● **What is being asked**:
Among the lines of the listing below, retype exactly those from the one containing "Convert this diagram to TikZ code." through the one containing "(wants) at (105,18)", both included. Do not include pictures.

++++ Material for this task ++++

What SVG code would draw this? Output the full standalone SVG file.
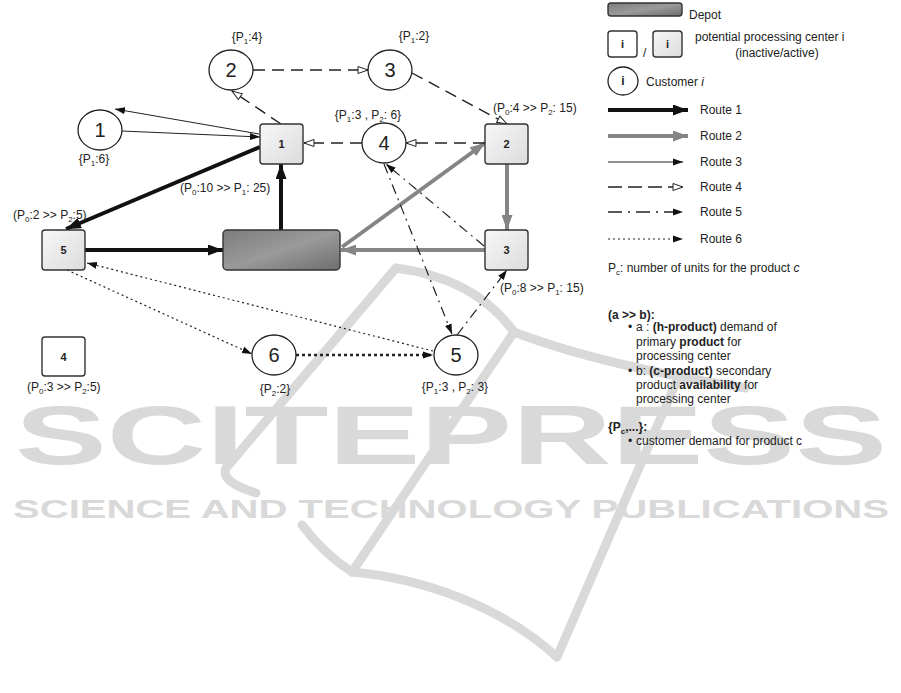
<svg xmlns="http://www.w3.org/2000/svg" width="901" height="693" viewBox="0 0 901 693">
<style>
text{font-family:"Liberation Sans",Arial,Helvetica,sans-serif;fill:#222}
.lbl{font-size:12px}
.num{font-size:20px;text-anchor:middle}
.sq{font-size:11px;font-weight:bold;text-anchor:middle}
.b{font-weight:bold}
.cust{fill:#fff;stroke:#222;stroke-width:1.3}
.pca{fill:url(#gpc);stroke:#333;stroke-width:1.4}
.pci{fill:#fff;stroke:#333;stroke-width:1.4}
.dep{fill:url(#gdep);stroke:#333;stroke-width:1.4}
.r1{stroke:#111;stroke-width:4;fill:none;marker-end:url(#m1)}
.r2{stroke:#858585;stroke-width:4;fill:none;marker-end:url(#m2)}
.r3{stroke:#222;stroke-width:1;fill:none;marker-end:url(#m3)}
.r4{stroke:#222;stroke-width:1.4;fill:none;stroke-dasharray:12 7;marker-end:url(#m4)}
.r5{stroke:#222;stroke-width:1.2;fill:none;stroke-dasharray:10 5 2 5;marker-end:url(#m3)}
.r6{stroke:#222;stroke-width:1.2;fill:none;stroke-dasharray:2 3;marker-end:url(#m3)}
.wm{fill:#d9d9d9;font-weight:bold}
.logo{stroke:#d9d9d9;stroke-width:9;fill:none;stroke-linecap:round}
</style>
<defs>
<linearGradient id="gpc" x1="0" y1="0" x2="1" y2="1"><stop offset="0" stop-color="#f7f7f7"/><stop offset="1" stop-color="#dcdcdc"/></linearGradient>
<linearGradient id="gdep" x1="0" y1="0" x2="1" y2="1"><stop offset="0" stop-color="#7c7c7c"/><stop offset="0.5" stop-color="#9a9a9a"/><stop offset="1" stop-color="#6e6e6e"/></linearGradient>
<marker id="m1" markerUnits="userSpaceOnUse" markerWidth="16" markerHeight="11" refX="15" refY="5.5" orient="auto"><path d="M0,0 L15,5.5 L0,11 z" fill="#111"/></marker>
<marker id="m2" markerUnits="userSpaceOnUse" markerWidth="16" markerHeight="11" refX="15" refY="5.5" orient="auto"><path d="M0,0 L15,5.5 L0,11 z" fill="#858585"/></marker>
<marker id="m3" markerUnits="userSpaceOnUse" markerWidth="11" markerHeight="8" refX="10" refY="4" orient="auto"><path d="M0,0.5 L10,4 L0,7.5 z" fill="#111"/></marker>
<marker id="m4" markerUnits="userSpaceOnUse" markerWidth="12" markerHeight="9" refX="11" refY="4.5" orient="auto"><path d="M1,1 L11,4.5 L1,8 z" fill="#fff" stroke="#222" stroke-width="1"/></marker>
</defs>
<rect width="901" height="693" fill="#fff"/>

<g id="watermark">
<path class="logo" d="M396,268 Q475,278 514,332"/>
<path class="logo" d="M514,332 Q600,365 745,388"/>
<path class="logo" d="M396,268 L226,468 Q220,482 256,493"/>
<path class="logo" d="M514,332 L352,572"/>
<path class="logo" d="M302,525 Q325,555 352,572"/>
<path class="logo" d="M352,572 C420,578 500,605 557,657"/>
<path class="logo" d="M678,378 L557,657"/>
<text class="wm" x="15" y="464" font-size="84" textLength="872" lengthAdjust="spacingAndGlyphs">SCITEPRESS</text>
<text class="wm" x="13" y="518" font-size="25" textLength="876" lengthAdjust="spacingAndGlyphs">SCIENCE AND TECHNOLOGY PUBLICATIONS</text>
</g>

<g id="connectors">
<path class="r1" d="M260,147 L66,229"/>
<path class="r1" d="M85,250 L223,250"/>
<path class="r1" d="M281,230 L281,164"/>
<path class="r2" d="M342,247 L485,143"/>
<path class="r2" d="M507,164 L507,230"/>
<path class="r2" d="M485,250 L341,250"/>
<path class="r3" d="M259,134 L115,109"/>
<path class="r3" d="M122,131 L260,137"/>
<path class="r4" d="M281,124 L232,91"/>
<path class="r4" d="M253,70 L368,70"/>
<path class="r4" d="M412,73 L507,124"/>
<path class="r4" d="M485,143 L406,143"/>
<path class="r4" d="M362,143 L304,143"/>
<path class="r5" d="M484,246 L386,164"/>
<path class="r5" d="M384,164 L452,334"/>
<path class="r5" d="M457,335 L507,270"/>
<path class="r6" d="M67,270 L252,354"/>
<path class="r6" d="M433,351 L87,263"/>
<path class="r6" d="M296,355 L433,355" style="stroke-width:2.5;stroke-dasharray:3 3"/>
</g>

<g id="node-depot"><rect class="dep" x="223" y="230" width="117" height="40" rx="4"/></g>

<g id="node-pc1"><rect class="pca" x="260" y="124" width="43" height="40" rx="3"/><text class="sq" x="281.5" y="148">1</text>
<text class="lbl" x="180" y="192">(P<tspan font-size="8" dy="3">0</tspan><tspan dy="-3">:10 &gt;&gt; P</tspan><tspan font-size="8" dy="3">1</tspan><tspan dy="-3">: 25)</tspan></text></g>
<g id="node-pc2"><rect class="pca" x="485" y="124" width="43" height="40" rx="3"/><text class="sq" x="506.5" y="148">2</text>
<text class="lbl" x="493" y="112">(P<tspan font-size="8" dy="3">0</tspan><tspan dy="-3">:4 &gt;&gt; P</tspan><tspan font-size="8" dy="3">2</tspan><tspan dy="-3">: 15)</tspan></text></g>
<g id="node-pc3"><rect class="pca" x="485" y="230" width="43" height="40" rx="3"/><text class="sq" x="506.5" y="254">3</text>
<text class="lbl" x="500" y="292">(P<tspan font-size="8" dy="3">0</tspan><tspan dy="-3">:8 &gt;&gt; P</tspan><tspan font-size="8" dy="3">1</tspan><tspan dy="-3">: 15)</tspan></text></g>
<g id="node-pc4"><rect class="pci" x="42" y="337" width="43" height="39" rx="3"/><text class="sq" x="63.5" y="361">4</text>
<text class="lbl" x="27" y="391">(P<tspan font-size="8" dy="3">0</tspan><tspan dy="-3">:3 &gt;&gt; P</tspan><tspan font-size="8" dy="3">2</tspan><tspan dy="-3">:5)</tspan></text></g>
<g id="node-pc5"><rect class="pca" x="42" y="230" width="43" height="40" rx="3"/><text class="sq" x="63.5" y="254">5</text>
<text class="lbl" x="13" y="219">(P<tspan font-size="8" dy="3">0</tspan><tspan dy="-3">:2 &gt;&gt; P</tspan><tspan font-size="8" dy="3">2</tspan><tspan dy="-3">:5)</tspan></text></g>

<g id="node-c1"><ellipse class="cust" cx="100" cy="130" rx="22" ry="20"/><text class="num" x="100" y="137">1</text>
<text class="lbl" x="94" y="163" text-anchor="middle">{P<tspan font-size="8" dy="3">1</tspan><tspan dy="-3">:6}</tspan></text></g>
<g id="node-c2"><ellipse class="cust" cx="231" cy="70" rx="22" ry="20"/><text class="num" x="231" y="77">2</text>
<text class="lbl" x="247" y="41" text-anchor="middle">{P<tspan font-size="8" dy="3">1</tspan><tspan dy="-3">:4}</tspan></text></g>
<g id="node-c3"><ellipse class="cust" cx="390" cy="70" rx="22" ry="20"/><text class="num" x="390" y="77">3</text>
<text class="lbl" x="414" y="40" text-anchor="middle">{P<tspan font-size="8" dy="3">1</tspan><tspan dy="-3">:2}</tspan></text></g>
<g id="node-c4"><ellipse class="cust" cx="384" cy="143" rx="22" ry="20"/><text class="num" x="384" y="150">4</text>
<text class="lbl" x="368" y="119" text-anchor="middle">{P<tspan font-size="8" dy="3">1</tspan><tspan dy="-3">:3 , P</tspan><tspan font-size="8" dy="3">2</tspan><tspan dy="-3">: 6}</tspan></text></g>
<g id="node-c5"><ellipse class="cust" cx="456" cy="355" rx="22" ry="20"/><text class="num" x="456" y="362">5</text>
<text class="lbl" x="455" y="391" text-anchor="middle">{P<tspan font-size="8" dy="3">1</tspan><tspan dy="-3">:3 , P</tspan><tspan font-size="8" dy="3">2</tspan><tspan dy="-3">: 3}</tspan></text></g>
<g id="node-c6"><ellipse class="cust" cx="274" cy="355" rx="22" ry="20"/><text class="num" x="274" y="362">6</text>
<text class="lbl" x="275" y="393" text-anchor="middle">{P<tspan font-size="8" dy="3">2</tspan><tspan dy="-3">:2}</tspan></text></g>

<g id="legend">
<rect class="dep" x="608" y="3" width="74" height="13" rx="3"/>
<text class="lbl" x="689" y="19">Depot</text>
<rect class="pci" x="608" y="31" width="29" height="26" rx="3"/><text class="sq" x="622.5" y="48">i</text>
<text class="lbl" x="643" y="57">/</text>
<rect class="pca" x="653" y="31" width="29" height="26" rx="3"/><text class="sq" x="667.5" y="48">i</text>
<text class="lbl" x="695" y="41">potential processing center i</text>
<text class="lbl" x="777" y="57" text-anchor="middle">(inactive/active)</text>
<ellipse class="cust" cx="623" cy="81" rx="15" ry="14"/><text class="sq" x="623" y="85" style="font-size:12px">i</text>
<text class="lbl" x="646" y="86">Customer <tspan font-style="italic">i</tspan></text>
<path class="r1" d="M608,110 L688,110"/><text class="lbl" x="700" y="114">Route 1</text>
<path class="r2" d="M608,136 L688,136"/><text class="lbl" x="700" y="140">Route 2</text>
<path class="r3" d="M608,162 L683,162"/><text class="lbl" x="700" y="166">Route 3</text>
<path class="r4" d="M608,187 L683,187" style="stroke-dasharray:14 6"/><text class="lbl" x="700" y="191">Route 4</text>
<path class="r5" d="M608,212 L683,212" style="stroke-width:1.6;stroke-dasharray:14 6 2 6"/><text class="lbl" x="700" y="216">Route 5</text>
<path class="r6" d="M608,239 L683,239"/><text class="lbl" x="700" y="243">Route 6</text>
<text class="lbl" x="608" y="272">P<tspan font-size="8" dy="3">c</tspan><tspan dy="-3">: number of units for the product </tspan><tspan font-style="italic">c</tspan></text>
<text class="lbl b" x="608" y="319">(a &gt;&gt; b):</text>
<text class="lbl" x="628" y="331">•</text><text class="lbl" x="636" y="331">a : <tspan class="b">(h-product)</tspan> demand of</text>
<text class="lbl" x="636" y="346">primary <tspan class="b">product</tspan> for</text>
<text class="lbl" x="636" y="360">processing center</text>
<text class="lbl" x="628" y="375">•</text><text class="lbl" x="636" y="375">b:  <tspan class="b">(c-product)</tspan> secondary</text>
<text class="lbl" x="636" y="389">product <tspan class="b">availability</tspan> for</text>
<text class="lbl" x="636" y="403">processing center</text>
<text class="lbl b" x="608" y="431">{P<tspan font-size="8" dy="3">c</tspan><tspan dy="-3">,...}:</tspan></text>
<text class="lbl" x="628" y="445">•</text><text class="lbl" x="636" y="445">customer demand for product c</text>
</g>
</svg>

++++
++++ Material for this task ++++

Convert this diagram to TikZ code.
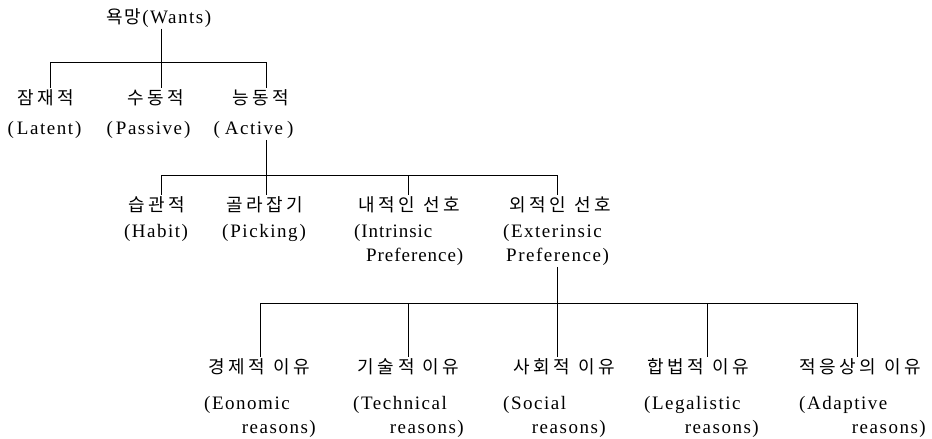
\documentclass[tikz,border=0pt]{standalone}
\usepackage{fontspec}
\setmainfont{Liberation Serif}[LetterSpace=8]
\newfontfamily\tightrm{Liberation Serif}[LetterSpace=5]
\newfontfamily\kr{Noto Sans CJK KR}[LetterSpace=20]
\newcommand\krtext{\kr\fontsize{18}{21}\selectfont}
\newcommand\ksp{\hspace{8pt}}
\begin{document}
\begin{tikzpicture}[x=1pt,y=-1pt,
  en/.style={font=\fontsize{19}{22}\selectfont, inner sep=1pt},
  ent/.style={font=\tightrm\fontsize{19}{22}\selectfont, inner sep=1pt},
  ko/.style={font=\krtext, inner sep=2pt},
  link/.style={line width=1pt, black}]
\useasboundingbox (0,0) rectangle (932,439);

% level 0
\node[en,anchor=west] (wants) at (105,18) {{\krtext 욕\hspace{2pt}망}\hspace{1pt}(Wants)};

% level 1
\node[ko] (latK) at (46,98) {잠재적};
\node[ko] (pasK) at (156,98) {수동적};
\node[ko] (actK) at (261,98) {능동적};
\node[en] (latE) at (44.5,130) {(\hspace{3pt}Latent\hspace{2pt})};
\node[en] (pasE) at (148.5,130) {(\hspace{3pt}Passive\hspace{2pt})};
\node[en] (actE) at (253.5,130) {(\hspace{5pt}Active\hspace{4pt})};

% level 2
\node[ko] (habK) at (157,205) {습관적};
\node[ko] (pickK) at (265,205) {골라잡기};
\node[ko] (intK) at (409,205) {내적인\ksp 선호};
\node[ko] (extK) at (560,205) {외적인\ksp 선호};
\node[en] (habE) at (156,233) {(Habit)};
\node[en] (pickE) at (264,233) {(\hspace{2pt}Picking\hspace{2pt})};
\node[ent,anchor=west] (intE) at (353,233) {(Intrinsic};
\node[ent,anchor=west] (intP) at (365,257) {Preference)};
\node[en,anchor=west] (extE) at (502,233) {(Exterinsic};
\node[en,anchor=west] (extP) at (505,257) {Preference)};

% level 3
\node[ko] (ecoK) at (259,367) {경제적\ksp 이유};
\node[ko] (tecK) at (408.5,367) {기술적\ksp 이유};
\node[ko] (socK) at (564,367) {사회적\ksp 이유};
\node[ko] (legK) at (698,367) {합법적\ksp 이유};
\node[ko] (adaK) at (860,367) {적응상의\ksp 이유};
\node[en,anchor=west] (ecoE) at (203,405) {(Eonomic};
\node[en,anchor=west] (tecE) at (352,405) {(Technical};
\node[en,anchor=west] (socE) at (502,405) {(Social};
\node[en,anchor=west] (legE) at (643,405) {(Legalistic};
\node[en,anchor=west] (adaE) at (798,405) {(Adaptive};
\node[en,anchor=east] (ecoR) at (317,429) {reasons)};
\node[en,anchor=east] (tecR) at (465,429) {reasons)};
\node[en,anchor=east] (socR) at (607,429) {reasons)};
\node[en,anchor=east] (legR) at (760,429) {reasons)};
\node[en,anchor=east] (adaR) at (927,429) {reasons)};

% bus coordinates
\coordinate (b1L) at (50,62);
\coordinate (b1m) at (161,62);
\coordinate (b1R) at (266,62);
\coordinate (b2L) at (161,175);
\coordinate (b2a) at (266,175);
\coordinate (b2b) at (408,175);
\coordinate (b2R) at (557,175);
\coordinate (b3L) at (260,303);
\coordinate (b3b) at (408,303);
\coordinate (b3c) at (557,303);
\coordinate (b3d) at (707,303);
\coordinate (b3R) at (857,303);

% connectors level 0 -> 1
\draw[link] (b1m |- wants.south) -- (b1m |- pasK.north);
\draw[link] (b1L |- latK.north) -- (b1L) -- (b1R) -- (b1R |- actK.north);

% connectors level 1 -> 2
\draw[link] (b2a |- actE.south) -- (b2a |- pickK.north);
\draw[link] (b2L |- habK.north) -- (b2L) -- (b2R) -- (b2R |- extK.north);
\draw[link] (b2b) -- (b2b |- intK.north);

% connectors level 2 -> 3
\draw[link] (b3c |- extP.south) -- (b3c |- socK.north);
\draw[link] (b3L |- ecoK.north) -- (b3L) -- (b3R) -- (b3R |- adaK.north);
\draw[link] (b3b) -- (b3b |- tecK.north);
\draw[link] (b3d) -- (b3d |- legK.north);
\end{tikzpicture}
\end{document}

++++
++++ Material for this task ++++

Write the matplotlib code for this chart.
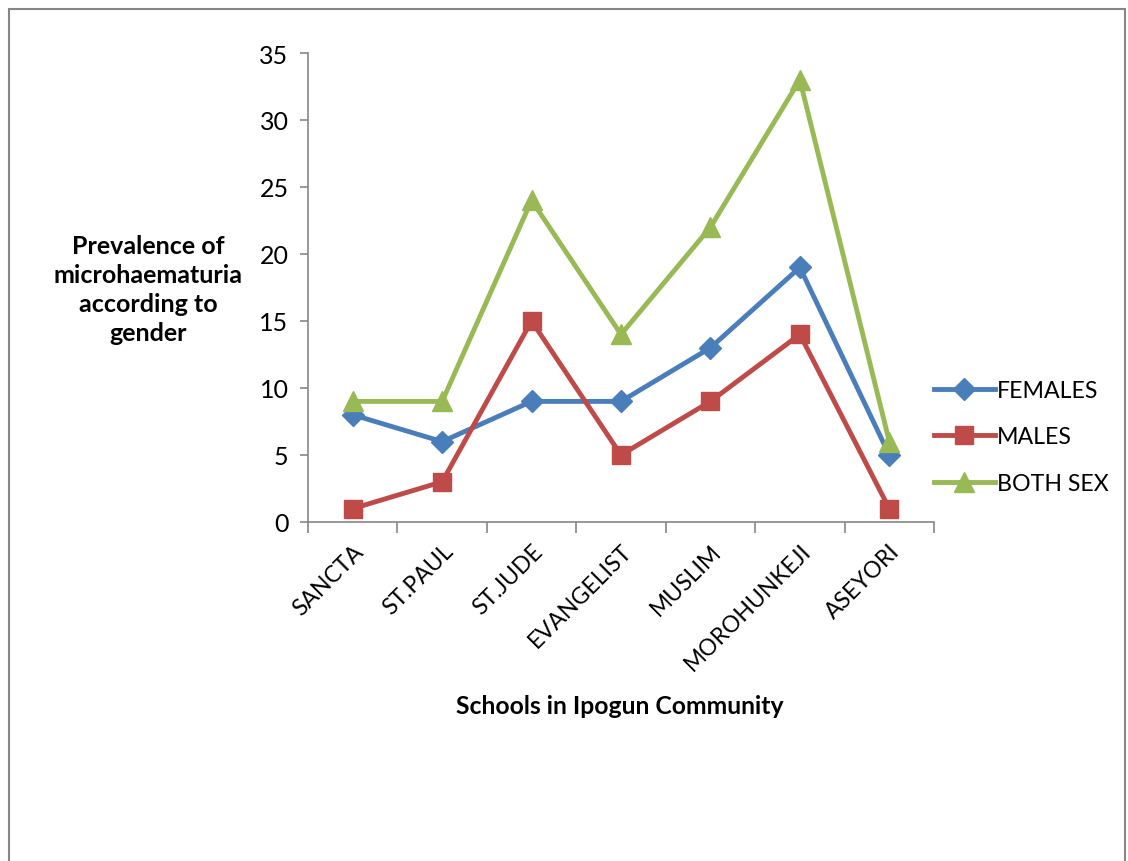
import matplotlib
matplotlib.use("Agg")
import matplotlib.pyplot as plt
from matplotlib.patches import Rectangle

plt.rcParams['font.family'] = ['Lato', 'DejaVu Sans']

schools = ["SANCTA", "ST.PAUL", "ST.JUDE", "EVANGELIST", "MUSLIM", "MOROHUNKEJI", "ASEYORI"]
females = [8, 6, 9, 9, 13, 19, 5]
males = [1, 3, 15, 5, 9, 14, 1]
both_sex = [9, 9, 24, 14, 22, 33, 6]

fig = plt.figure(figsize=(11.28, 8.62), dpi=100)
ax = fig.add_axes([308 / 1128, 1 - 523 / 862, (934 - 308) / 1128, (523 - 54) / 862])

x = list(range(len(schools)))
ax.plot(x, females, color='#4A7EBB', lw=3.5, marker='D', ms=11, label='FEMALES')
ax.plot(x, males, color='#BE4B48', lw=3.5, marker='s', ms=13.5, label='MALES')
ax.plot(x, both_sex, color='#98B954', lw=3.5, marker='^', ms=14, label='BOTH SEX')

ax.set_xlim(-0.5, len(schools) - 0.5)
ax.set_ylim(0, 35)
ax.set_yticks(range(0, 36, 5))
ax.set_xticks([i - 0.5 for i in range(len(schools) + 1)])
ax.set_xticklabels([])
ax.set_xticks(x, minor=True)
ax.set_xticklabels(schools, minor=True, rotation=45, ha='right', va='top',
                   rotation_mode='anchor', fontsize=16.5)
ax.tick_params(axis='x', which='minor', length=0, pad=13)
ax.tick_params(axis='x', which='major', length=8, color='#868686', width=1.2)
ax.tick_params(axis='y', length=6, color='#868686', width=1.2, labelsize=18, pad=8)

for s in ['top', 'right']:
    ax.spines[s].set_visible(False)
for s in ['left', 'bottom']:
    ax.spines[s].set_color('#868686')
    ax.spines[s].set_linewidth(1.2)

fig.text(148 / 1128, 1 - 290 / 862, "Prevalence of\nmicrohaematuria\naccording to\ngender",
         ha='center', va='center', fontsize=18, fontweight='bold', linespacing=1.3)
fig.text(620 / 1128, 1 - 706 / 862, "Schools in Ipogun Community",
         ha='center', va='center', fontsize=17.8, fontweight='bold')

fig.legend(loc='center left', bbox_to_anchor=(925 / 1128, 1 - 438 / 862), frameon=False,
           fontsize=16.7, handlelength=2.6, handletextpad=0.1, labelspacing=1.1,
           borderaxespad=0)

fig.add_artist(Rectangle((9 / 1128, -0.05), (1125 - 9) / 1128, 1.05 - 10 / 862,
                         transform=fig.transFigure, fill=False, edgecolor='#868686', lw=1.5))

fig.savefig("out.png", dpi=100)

++++

● **Result for this task**:
Convert this diagram to TikZ code.
\documentclass[tikz,border=0pt]{standalone}
\usepackage{fontspec}
\setmainfont{Liberation Serif}[LetterSpace=8]
\newfontfamily\tightrm{Liberation Serif}[LetterSpace=5]
\newfontfamily\kr{Noto Sans CJK KR}[LetterSpace=20]
\newcommand\krtext{\kr\fontsize{18}{21}\selectfont}
\newcommand\ksp{\hspace{8pt}}
\begin{document}
\begin{tikzpicture}[x=1pt,y=-1pt,
  en/.style={font=\fontsize{19}{22}\selectfont, inner sep=1pt},
  ent/.style={font=\tightrm\fontsize{19}{22}\selectfont, inner sep=1pt},
  ko/.style={font=\krtext, inner sep=2pt},
  link/.style={line width=1pt, black}]
\useasboundingbox (0,0) rectangle (932,439);

% level 0
\node[en,anchor=west] (wants) at (105,18) {{\krtext 욕\hspace{2pt}망}\hspace{1pt}(Wants)};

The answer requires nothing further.